The Republican Party has made steady gains with nonwhite voters since the late 1990s, but President Donald Trump’s chaotic response to a racist video shared on his social media account may very well wipe out those gains before he leaves office, one GOP strategist warned on Sunday.
Early Friday morning, a video was shared on Trump’s social media account that included a short clip depicting Barack and Michelle Obama as primates in the jungle, sparking immediate outrage from Republican and Democratic lawmakers alike. In a move that surprised some analysts, Trump would later remove the video amid backlash and blame its publication on a White House staffer.
However, the damage to the Republican Party may already be done, warned Arizona GOP strategist Barrett Marson, speaking with The New York Times in its report Sunday.
“He’s losing that,” Marson told the Times, referring to the Republican Party’s decades’ worth of gains with nonwhite voters. “He’s now going to burn those gains to the ground.”

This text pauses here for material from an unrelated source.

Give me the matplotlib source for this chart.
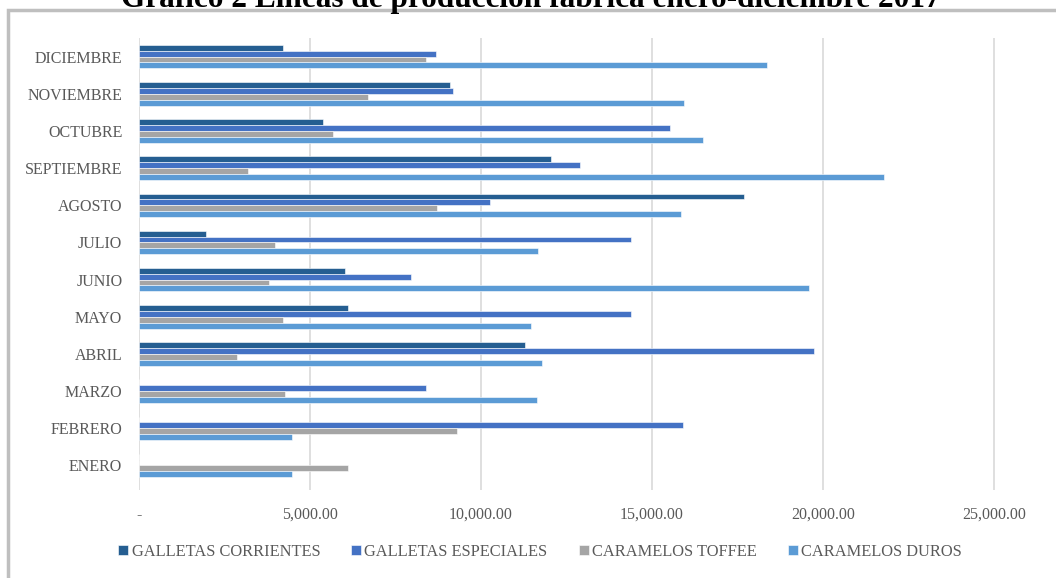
import numpy as np
import matplotlib
matplotlib.use("Agg")
import matplotlib.pyplot as plt
from matplotlib.patches import Rectangle
from matplotlib.ticker import FuncFormatter

plt.rcParams['font.family'] = ['Liberation Serif', 'DejaVu Serif']

meses = ["ENERO", "FEBRERO", "MARZO", "ABRIL", "MAYO", "JUNIO",
         "JULIO", "AGOSTO", "SEPTIEMBRE", "OCTUBRE", "NOVIEMBRE", "DICIEMBRE"]
series = ["GALLETAS CORRIENTES", "GALLETAS ESPECIALES",
          "CARAMELOS TOFFEE", "CARAMELOS DUROS"]

galletas_corrientes = [0, 0, 0, 11280, 6100, 6010, 1950, 17690, 12060, 5375, 9095, 4205]
galletas_especiales = [0, 15910, 8380, 19740, 14385, 7945, 14385, 10265, 12890, 15530, 9175, 8670]
caramelos_toffee = [6100, 9295, 4255, 2870, 4225, 3810, 3990, 8720, 3195, 5685, 6705, 8390]
caramelos_duros = [4475, 4475, 11645, 11790, 11460, 19590, 11675, 15845, 21775, 16480, 15935, 18355]

colores = ["#255E91", "#4472C4", "#A5A5A5", "#5B9BD5"]
gris_texto = "#595959"

fig = plt.figure(figsize=(10.56, 5.78), dpi=100)
W, H = 1056, 578

# marco exterior del grafico
fig.patches.append(Rectangle((8 / W, -0.05), 1.1, (H - 10) / H + 0.05,
                             transform=fig.transFigure, fill=False,
                             edgecolor="#BFBFBF", linewidth=2.5))

ax = fig.add_axes([139 / W, (H - 490) / H, (1040 - 139) / W, (490 - 38) / H])

y = np.arange(len(meses))
h = 0.158
valores = [galletas_corrientes, galletas_especiales, caramelos_toffee, caramelos_duros]
offsets = [1.5 * h, 0.5 * h, -0.5 * h, -1.5 * h]
for vals, off, col, nombre in zip(valores, offsets, colores, series):
    ax.barh(y + off, vals, height=h, color=col, label=nombre,
            edgecolor="white", linewidth=0.4, zorder=3)

ax.set_xlim(0, 25000 * (1040 - 139) / (994 - 139))
ax.set_ylim(-0.66, 11.5)
ax.set_xticks([0, 5000, 10000, 15000, 20000, 25000])
ax.xaxis.set_major_formatter(FuncFormatter(lambda v, p: "-" if v == 0 else f"{v:,.2f}"))
ax.set_yticks(y)
ax.set_yticklabels(meses)
ax.grid(axis="x", color="#D9D9D9", linewidth=1.2, zorder=0)
for s in ax.spines.values():
    s.set_visible(False)
ax.tick_params(axis="both", length=0, labelsize=11.5, colors=gris_texto)
ax.tick_params(axis="x", pad=12)
ax.tick_params(axis="y", pad=12)

# titulo cortado por el borde superior, como en la imagen original
fig.text(531 / W, 1 - 7 / H, "Gráfico 2 Líneas de producción fábrica enero-diciembre 2017",
         ha="center", va="baseline", fontsize=22.5, fontweight="bold", color="black")

fig.legend(loc="center", bbox_to_anchor=(540 / W, 1 - 552 / H), ncol=4, frameon=False,
           fontsize=11.8, handlelength=0.6, handleheight=0.6, handletextpad=0.2,
           columnspacing=1.9, labelcolor=gris_texto)

plt.savefig("out.png", dpi=100)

Trump’s overall chaotic response to the fallout from the video, coupled with his lack of an apology, also set the stage for a similar incident to occur before he leaves office, Marson warned.
“He can’t admit a mistake, and therefore he cannot learn from the mistake,” Marson said. “So do I think this could happen again? 100%. Is this the last time that he posts or reposts something that is offensive and racially charged? I’m sure that it is not.”

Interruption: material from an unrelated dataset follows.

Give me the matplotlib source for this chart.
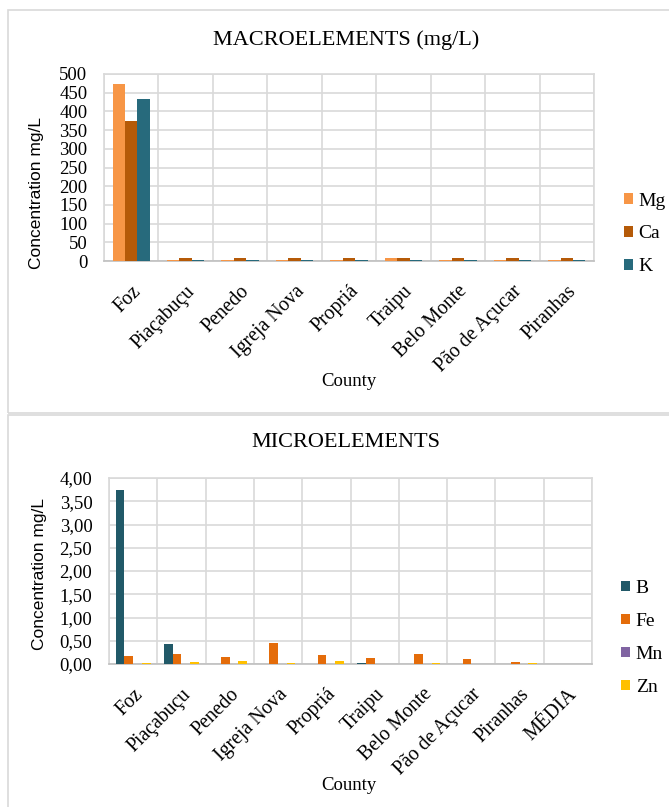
import numpy as np
import matplotlib
matplotlib.use("Agg")
import matplotlib.pyplot as plt
from matplotlib.patches import Rectangle

# ---- data ----
macro_counties = ["Foz", "Piaçabuçu", "Penedo", "Igreja Nova", "Propriá",
                  "Traipu", "Belo Monte", "Pão de Açucar", "Piranhas"]
mg = [474, 1.5, 1.5, 2.5, 2.5, 9, 1.5, 1.5, 1.5]
ca = [375, 8, 8, 8, 8, 8, 8, 8, 8]
k = [433, 3, 2, 3, 2, 2, 3, 2, 2]

micro_counties = ["Foz", "Piaçabuçu", "Penedo", "Igreja Nova", "Propriá",
                  "Traipu", "Belo Monte", "Pão de Açucar", "Piranhas", "MÉDIA"]
b = [3.75, 0.42, 0.0, 0.0, 0.0, 0.03, 0.0, 0.0, 0.0, 0.0]
fe = [0.18, 0.21, 0.14, 0.45, 0.20, 0.12, 0.21, 0.11, 0.04, 0.0]
mn = [0.0, 0.0, 0.0, 0.0, 0.0, 0.0, 0.0, 0.0, 0.0, 0.0]
zn = [0.02, 0.05, 0.06, 0.03, 0.06, 0.0, 0.03, 0.0, 0.03, 0.0]

W, H = 669, 807
SERIF = "Liberation Serif"
SANS = "Liberation Sans"
GRID = "#d9d9d9"
FS = 13.5


def px_axes(fig, left, top, right, bottom):
    return fig.add_axes([left / W, 1 - bottom / H, (right - left) / W, (bottom - top) / H])


def style_axes(ax, labels, ymax, step, fmt):
    n = len(labels)
    ticks = np.arange(0, ymax + step / 2, step)
    ax.set_xlim(-0.5, n - 0.5)
    ax.set_ylim(0, ymax)
    ax.set_yticks(ticks)
    ax.set_yticklabels([fmt(v) for v in ticks], family=SERIF, fontsize=FS)
    ax.set_xticks(np.arange(n))
    ax.set_xticklabels(labels, rotation=45, ha="right", rotation_mode="anchor",
                       family=SERIF, fontsize=14.2)
    ax.set_xticks(np.arange(n + 1) - 0.5, minor=True)
    ax.grid(True, which="minor", axis="x", color=GRID, lw=1.2)
    ax.grid(True, which="major", axis="y", color=GRID, lw=1.2)
    ax.set_axisbelow(True)
    for s in ["top", "right", "left"]:
        ax.spines[s].set_color(GRID)
        ax.spines[s].set_linewidth(1.2)
    ax.spines["bottom"].set_color("#bfbfbf")
    ax.spines["bottom"].set_linewidth(1.2)
    ax.tick_params(axis="y", length=0, pad=12)
    ax.tick_params(axis="x", which="both", length=0, pad=15)


def grouped_bars(ax, series, colors, width):
    n = len(series)
    x = np.arange(len(series[0]))
    for i, (vals, c) in enumerate(zip(series, colors)):
        ax.bar(x + (i - (n - 1) / 2) * width, vals, width, color=c, zorder=3)


def add_legend(ax, labels, x, y):
    ax.legend(labels, loc="center left", bbox_to_anchor=(x / W, 1 - y / H),
              bbox_transform=fig.transFigure, frameon=False, borderpad=0,
              borderaxespad=0, prop={"family": SERIF, "size": FS + 0.5},
              handlelength=0.45, handleheight=0.45, handletextpad=0.3,
              labelspacing=0.82)


fig = plt.figure(figsize=(W / 100, H / 100), dpi=100)

# chart borders
fig.patches.append(Rectangle((8 / W, 1 - 413 / H), 1, (413 - 10) / H,
                             transform=fig.transFigure, fill=False,
                             edgecolor=GRID, lw=1.2))
fig.patches.append(Rectangle((8 / W, -0.01), 1, (807 - 415) / H + 0.01,
                             transform=fig.transFigure, fill=False,
                             edgecolor=GRID, lw=1.2))

# ---- macroelements ----
ax1 = px_axes(fig, 104, 74, 594, 261)
grouped_bars(ax1, [mg, ca, k], ["#f79646", "#b55a08", "#276a7c"], 0.228)
style_axes(ax1, macro_counties, 500, 50, lambda v: f"{int(v)}")
ax1.set_ylabel("Concentration mg/L", family=SANS, fontsize=12.5)
ax1.yaxis.set_label_coords((44 - 104) / 490, (261 - 193) / 187)
fig.text(346 / W, 1 - 40 / H, "MACROELEMENTS (mg/L)", ha="center", va="center",
         family=SERIF, fontsize=16)
fig.text(349 / W, 1 - 381 / H, "County", ha="center", va="center",
         family=SERIF, fontsize=13.5)
add_legend(ax1, ["Mg", "Ca", "K"], 624, 234)

# ---- microelements ----
ax2 = px_axes(fig, 109, 478, 592, 664)
grouped_bars(ax2, [b, fe, mn, zn], ["#215968", "#e46c0a", "#8064a2", "#ffc000"], 0.18)
style_axes(ax2, micro_counties, 4.0, 0.5, lambda v: f"{v:.2f}".replace(".", ","))
ax2.set_ylabel("Concentration mg/L", family=SANS, fontsize=12.5)
ax2.yaxis.set_label_coords((47 - 109) / 483, (664 - 574) / 186)
fig.text(346 / W, 1 - 443 / H, "MICROELEMENTS", ha="center", va="center",
         family=SERIF, fontsize=16)
fig.text(349 / W, 1 - 785 / H, "County", ha="center", va="center",
         family=SERIF, fontsize=13.5)
add_legend(ax2, ["B", "Fe", "Mn", "Zn"], 621, 638)

fig.savefig("out.png", dpi=100)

Trump made historic gains in 2024 with nonwhite voters, securing 45% of the Hispanic vote, the highest Hispanic vote share for a Republican presidential candidate on record and surpassing the previous record of 44% set by President George Bush in 2004. Trump's gains with Hispanic voters was an increase of 13 percentage points when compared with 2020.

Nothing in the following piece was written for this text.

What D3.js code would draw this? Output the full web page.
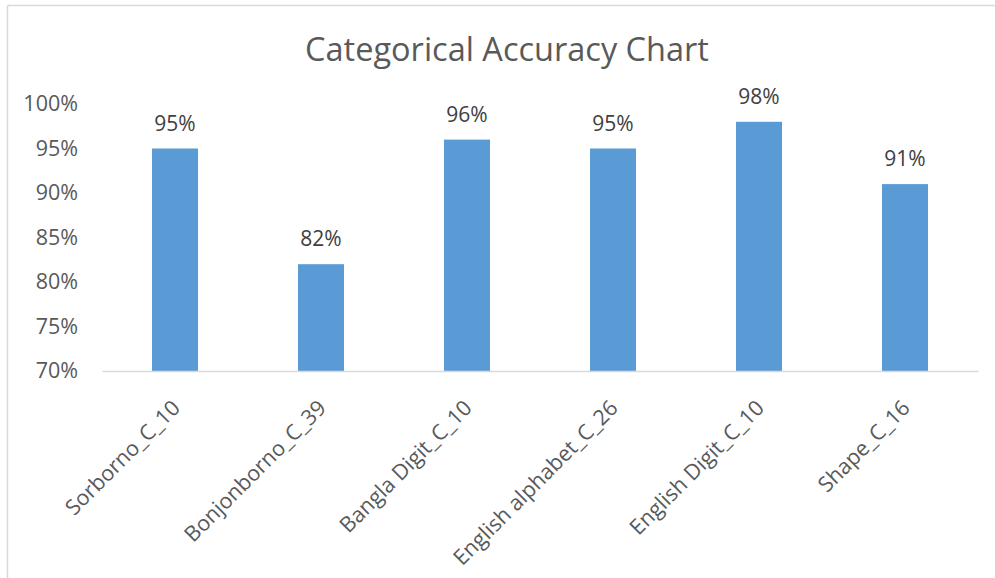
<!DOCTYPE html>
<html>
<head>
<meta charset="utf-8">
<script src="https://cdn.jsdelivr.net/npm/d3@7"></script>
<style>
  body { margin: 0; background: #fff; }
  text { font-family: "Open Sans", sans-serif; }
</style>
</head>
<body>
<div id="chart"></div>
<script>
var categories = ["Sorborno_C_10", "Bonjonborno_C_39", "Bangla Digit_C_10",
                  "English alphabet_C_26", "English Digit_C_10", "Shape_C_16"];
var accuracy = [95, 82, 96, 95, 98, 91];
var yTicks = [70, 75, 80, 85, 90, 95, 100];

var data = categories.map(function(c, i) { return {name: c, value: accuracy[i]}; });

var margin = {top: 104, right: 17, bottom: 207, left: 102},
    width = 995 - margin.left - margin.right,
    height = 578 - margin.top - margin.bottom;

var root = d3.select("#chart").append("svg")
    .attr("width", 995)
    .attr("height", 578);

// chart frame (only top and left edges show)
root.append("line")
    .attr("x1", 7.5).attr("y1", 5.5).attr("x2", 995).attr("y2", 5.5)
    .attr("stroke", "#d9d9d9").attr("stroke-width", 1.5);
root.append("line")
    .attr("x1", 7.5).attr("y1", 5.5).attr("x2", 7.5).attr("y2", 578)
    .attr("stroke", "#d9d9d9").attr("stroke-width", 1.5);

root.append("text")
    .attr("x", 507)
    .attr("y", 61)
    .attr("text-anchor", "middle")
    .attr("font-size", "32.5px")
    .attr("fill", "#595959")
    .text("Categorical Accuracy Chart");

var svg = root.append("g")
    .attr("transform", "translate(" + margin.left + "," + margin.top + ")");

var xScale = d3.scaleBand()
    .domain(categories)
    .range([0, width])
    .paddingInner(0.685)
    .paddingOuter(0.3425);

var yScale = d3.scaleLinear()
    .domain([70, 100])
    .range([height, 0]);

// y axis labels
var yAxis = svg.append("g")
    .call(d3.axisLeft(yScale).tickValues(yTicks).tickSize(0).tickPadding(24)
        .tickFormat(function(d) { return d + "%"; }));
yAxis.select(".domain").remove();
yAxis.selectAll("text")
    .attr("font-family", "Open Sans, sans-serif")
    .attr("font-size", "21.5px")
    .attr("fill", "#595959");

svg.selectAll("rect.bar").data(data)
    .join("rect")
    .attr("class", "bar")
    .attr("x", function(d) { return xScale(d.name); })
    .attr("y", function(d) { return yScale(d.value); })
    .attr("width", xScale.bandwidth())
    .attr("height", function(d) { return height - yScale(d.value); })
    .attr("fill", "#5b9bd5");

svg.selectAll("text.lbl").data(data)
    .join("text")
    .attr("class", "lbl")
    .attr("x", function(d) { return xScale(d.name) + xScale.bandwidth() / 2; })
    .attr("y", function(d) { return yScale(d.value) - 18; })
    .attr("text-anchor", "middle")
    .attr("font-size", "21px")
    .attr("fill", "#404040")
    .text(function(d) { return d.value + "%"; });

// x axis
var xAxis = svg.append("g")
    .attr("transform", "translate(0," + height + ")")
    .call(d3.axisBottom(xScale).tickSize(0).tickPadding(0));
xAxis.select(".domain")
    .attr("stroke", "#d9d9d9")
    .attr("stroke-width", 1.5);
xAxis.selectAll("text")
    .attr("font-family", "Open Sans, sans-serif")
    .attr("font-size", "21.5px")
    .attr("fill", "#595959")
    .attr("text-anchor", "end")
    .attr("y", 0)
    .attr("dy", "0.35em")
    .attr("transform", "translate(1,33) rotate(-45)");
</script>
</body>
</html>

Those gains, however, could soon be lost, Marson feared, and in spite of the president pulling the racist video down, a move that surprised even President Bill Clinton’s former speechwriter, Jeff Shesol.
“It is surprising, in itself, to ever see him take a step back, to do anything other than, in the moment, double down and triple down, so in that sense it is surprising,” Shesol told the Times. “It feels significant.”